The Rebbe and His Father

The love between a father and a son is unbreakable, (most of the time). The love between a Chassid and a Rebbe is ultimately unexplainable. The love between saints and sacred sages is on the highest level possible. Put those all together and this is what you get, the love of Reb Levi Yitzchok Schneerson ZT”L, the Rebbe's father, and the Rebbe. An excerpt of the letter he wrote to his son at his wedding time, as he was unable to attend, he was in Ukraine and the Rebbe in Warsaw, Poland. I believe we can use these words as a paradigm poetry, lore and law for love to one another. Reading it, you can almost feel the chills and the warmth oozing out of the words.

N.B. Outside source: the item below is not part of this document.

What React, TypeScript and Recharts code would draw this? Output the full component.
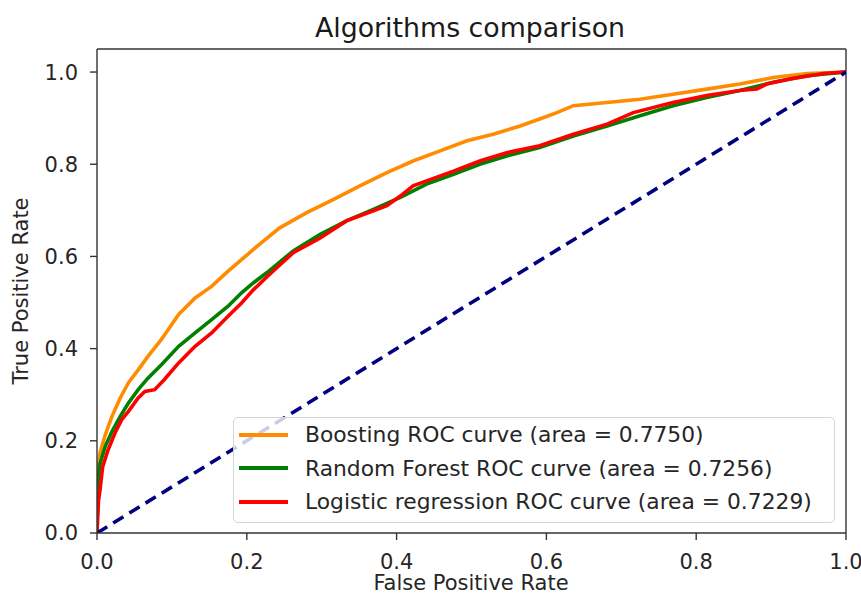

" To my dear son, my beloved, my colleague, my precious, my desirable, accept my blessings from the depth of my heart and the core of my soul on the occasion of your wedding, of which you should have mazal-tov with G-d's help...I share with you all my blessings which comes from the essence of my heart...although we are not with you physically, we are with you in heart and soul which no space in the world can interfere with, we are soo with you...may you be blessed physically and spiritually, absolute good, only good, good both in the yes of G-d and man, both good for the soul and the body... your marriage, your edifice, should bring you both much good in every way - and together you should have much delight from each other... so much good "that your lips should rub out from saying 'enough' good"...your father who's soul is connected to your soul, I await the redemption and salvation so that we can see each other again soon...Signed by the Rebbe's Father

Don't be afraid to say I love you. Don't be timid and say "I love you"!

Don't be so egotistical, and break yourself if need be and just say it, "I love you".

Develop some faith in yourself, be thankful, be joyful, be warm, be kind and have faith in Man and G-d and say, "I" "love" "you". For after all doesn't it also say in the Torah, "Love your fellow as yourself".